Description of the task. Return each line of the listing below, unchanged, and omit the images.

— BEGIN Given information —

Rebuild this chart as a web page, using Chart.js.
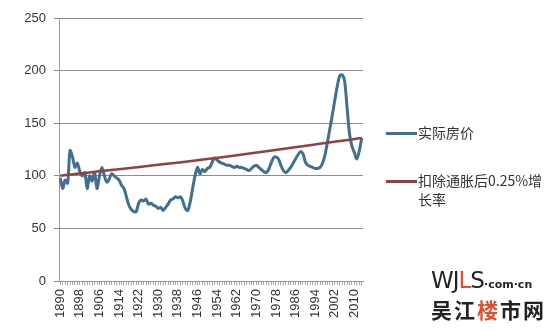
<!DOCTYPE html>
<html>
<head>
<meta charset="utf-8">
<script src="https://cdn.jsdelivr.net/npm/chart.js@4/dist/chart.umd.min.js"></script>
<style>
    body { margin: 0; background: #fff; }
    #wrap { position: relative; width: 560px; height: 331px; }
    .legend { position: absolute; left: 386px; font-family: "Noto Sans CJK SC", sans-serif; font-size: 14px; color: #333; line-height: 19px; }
    .legend .sw { position: absolute; left: 0; width: 31px; height: 3px; }
    .legend .txt { position: absolute; left: 32px; width: 140px; }
    #wm1 { position: absolute; left: 431px; top: 267px; font-family: "DejaVu Sans", sans-serif; font-size: 23px; color: #222; letter-spacing: -1px; }
    #wm1 small { font-size: 11px; letter-spacing: 0; font-weight: bold; }
    #wm2 { position: absolute; left: 431px; top: 294px; font-family: "Noto Sans CJK SC", sans-serif; font-size: 21px; font-weight: bold; color: #222; letter-spacing: 2px; }
</style>
</head>
<body>
<div id="wrap">
    <canvas id="houseChart" width="560" height="331"></canvas>
    <div class="legend" style="top:123px;"><div class="sw" style="top:9px;background:#41708f;"></div><div class="txt">实际房价</div></div>
    <div class="legend" style="top:171px;"><div class="sw" style="top:9px;background:#93403f;"></div><div class="txt">扣除通胀后0.25%增<br>长率</div></div>
    <div id="wm1">WJ<span style="color:#e0502a">L</span>S<small style="color:#222">·com·cn</small></div>
    <div id="wm2">吴江<span style="color:#e0502a">楼</span>市网</div>
</div>
<script>
    const firstYear = 1890;
    const lastYear = 2013;
    const years = [];
    for (let y = firstYear; y <= lastYear; y++) years.push(String(y));

    // 实际房价, one value per year 1890-2013
    const realPrice = [
        98, 88, 96, 93, 124, 118, 108, 112, 104, 100,
        103, 88, 100, 95, 103, 88, 100, 108, 100, 94,
        97, 102, 100, 98, 96, 91, 88, 80, 72, 68,
        66, 66, 74, 77, 76, 78, 73, 74, 72, 71,
        69, 70, 67, 70, 73, 77, 78, 80, 79, 80,
        76, 69, 67, 75, 88, 100, 108, 102, 106, 104,
        107, 108, 113, 117, 115, 113, 112, 111, 110, 110,
        109, 108, 109, 108, 108, 107, 106, 105, 107, 109,
        110, 108, 106, 104, 103, 106, 112, 117, 118, 116,
        110, 105, 103, 105, 108, 112, 116, 120, 123, 121,
        113, 110, 109, 108, 107, 107, 108, 112, 120, 132,
        145, 158, 172, 185, 195, 196, 190, 165, 140, 128,
        122, 116, 124, 136
    ];

    // 扣除通胀后0.25%增长率
    const trendYears = ['1890', '1950', '2013'];
    const trendValues = [100, 116, 136];

    const yTicks = [0, 50, 100, 150, 200, 250];
    const labelStep = 8;

    new Chart(document.getElementById('houseChart'), {
        type: 'line',
        data: {
            labels: years,
            datasets: [{
                label: '实际房价',
                data: realPrice,
                borderColor: '#41708f',
                borderWidth: 3,
                pointRadius: 0,
                tension: 0.3,
                order: 2
            }, {
                label: '扣除通胀后0.25%增长率',
                data: trendYears.map((y, i) => ({ x: y, y: trendValues[i] })),
                borderColor: '#93403f',
                borderWidth: 2.5,
                pointRadius: 0,
                tension: 0.3,
                order: 1
            }]
        },
        options: {
            responsive: false,
            animation: false,
            layout: { padding: { top: 18, right: 197, bottom: 0, left: 0 } },
            plugins: { legend: { display: false }, tooltip: { enabled: false } },
            scales: {
                x: {
                    offset: true,
                    grid: { drawOnChartArea: false, tickLength: 4, color: '#aaa' },
                    border: { color: '#999' },
                    afterFit: s => { s.height = 50; },
                    ticks: {
                        autoSkip: false,
                        maxRotation: 90,
                        minRotation: 90,
                        padding: 4,
                        color: '#333',
                        font: { family: 'Liberation Sans', size: 13 },
                        callback: function (v, i) {
                            return i % labelStep === 0 ? years[i] : '';
                        }
                    }
                },
                y: {
                    min: 0,
                    max: 250,
                    afterFit: s => { s.width = 59; },
                    afterBuildTicks: s => { s.ticks = yTicks.map(v => ({ value: v })); },
                    grid: { color: '#8c8c8c', tickLength: 5 },
                    border: { color: '#999' },
                    ticks: {
                        padding: 8,
                        color: '#333',
                        font: { family: 'Liberation Sans', size: 13 }
                    }
                }
            }
        }
    });
</script>
</body>
</html>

— END Given information —

Result below.
Rebuild this chart as a web page, using Chart.js.
<!DOCTYPE html>
<html>
<head>
<meta charset="utf-8">
<script src="https://cdn.jsdelivr.net/npm/chart.js@4/dist/chart.umd.min.js"></script>
<style>
    body { margin: 0; background: #fff; }
    #wrap { position: relative; width: 560px; height: 331px; }
    .legend { position: absolute; left: 386px; font-family: "Noto Sans CJK SC", sans-serif; font-size: 14px; color: #333; line-height: 19px; }
    .legend .sw { position: absolute; left: 0; width: 31px; height: 3px; }
    .legend .txt { position: absolute; left: 32px; width: 140px; }
    #wm1 { position: absolute; left: 431px; top: 267px; font-family: "DejaVu Sans", sans-serif; font-size: 23px; color: #222; letter-spacing: -1px; }
    #wm1 small { font-size: 11px; letter-spacing: 0; font-weight: bold; }
    #wm2 { position: absolute; left: 431px; top: 294px; font-family: "Noto Sans CJK SC", sans-serif; font-size: 21px; font-weight: bold; color: #222; letter-spacing: 2px; }
</style>
</head>
<body>
<div id="wrap">
    <canvas id="houseChart" width="560" height="331"></canvas>
    <div class="legend" style="top:123px;"><div class="sw" style="top:9px;background:#41708f;"></div><div class="txt">实际房价</div></div>
    <div class="legend" style="top:171px;"><div class="sw" style="top:9px;background:#93403f;"></div><div class="txt">扣除通胀后0.25%增<br>长率</div></div>
    <div id="wm1">WJ<span style="color:#e0502a">L</span>S<small style="color:#222">·com·cn</small></div>
    <div id="wm2">吴江<span style="color:#e0502a">楼</span>市网</div>
</div>
<script>
    const firstYear = 1890;
    const lastYear = 2013;
    const years = [];
    for (let y = firstYear; y <= lastYear; y++) years.push(String(y));

    // 实际房价, one value per year 1890-2013
    const realPrice = [
        98, 88, 96, 93, 124, 118, 108, 112, 104, 100,
        103, 88, 100, 95, 103, 88, 100, 108, 100, 94,
        97, 102, 100, 98, 96, 91, 88, 80, 72, 68,
        66, 66, 74, 77, 76, 78, 73, 74, 72, 71,
        69, 70, 67, 70, 73, 77, 78, 80, 79, 80,
        76, 69, 67, 75, 88, 100, 108, 102, 106, 104,
        107, 108, 113, 117, 115, 113, 112, 111, 110, 110,
        109, 108, 109, 108, 108, 107, 106, 105, 107, 109,
        110, 108, 106, 104, 103, 106, 112, 117, 118, 116,
        110, 105, 103, 105, 108, 112, 116, 120, 123, 121,
        113, 110, 109, 108, 107, 107, 108, 112, 120, 132,
        145, 158, 172, 185, 195, 196, 190, 165, 140, 128,
        122, 116, 124, 136
    ];

    // 扣除通胀后0.25%增长率
    const trendYears = ['1890', '1950', '2013'];
    const trendValues = [100, 116, 136];

    const yTicks = [0, 50, 100, 150, 200, 250];
    const labelStep = 8;

    new Chart(document.getElementById('houseChart'), {
        type: 'line',
        data: {
            labels: years,
            datasets: [{
                label: '实际房价',
                data: realPrice,
                borderColor: '#41708f',
                borderWidth: 3,
                pointRadius: 0,
                tension: 0.3,
                order: 2
            }, {
                label: '扣除通胀后0.25%增长率',
                data: trendYears.map((y, i) => ({ x: y, y: trendValues[i] })),
                borderColor: '#93403f',
                borderWidth: 2.5,
                pointRadius: 0,
                tension: 0.3,
                order: 1
            }]
        },
        options: {
            responsive: false,
            animation: false,
            layout: { padding: { top: 18, right: 197, bottom: 0, left: 0 } },
            plugins: { legend: { display: false }, tooltip: { enabled: false } },
            scales: {
                x: {
                    offset: true,
                    grid: { drawOnChartArea: false, tickLength: 4, color: '#aaa' },
                    border: { color: '#999' },
                    afterFit: s => { s.height = 50; },
                    ticks: {
                        autoSkip: false,
                        maxRotation: 90,
                        minRotation: 90,
                        padding: 4,
                        color: '#333',
                        font: { family: 'Liberation Sans', size: 13 },
                        callback: function (v, i) {
                            return i % labelStep === 0 ? years[i] : '';
                        }
                    }
                },
                y: {
                    min: 0,
                    max: 250,
                    afterFit: s => { s.width = 59; },
                    afterBuildTicks: s => { s.ticks = yTicks.map(v => ({ value: v })); },
                    grid: { color: '#8c8c8c', tickLength: 5 },
                    border: { color: '#999' },
                    ticks: {
                        padding: 8,
                        color: '#333',
                        font: { family: 'Liberation Sans', size: 13 }
                    }
                }
            }
        }
    });
</script>
</body>
</html>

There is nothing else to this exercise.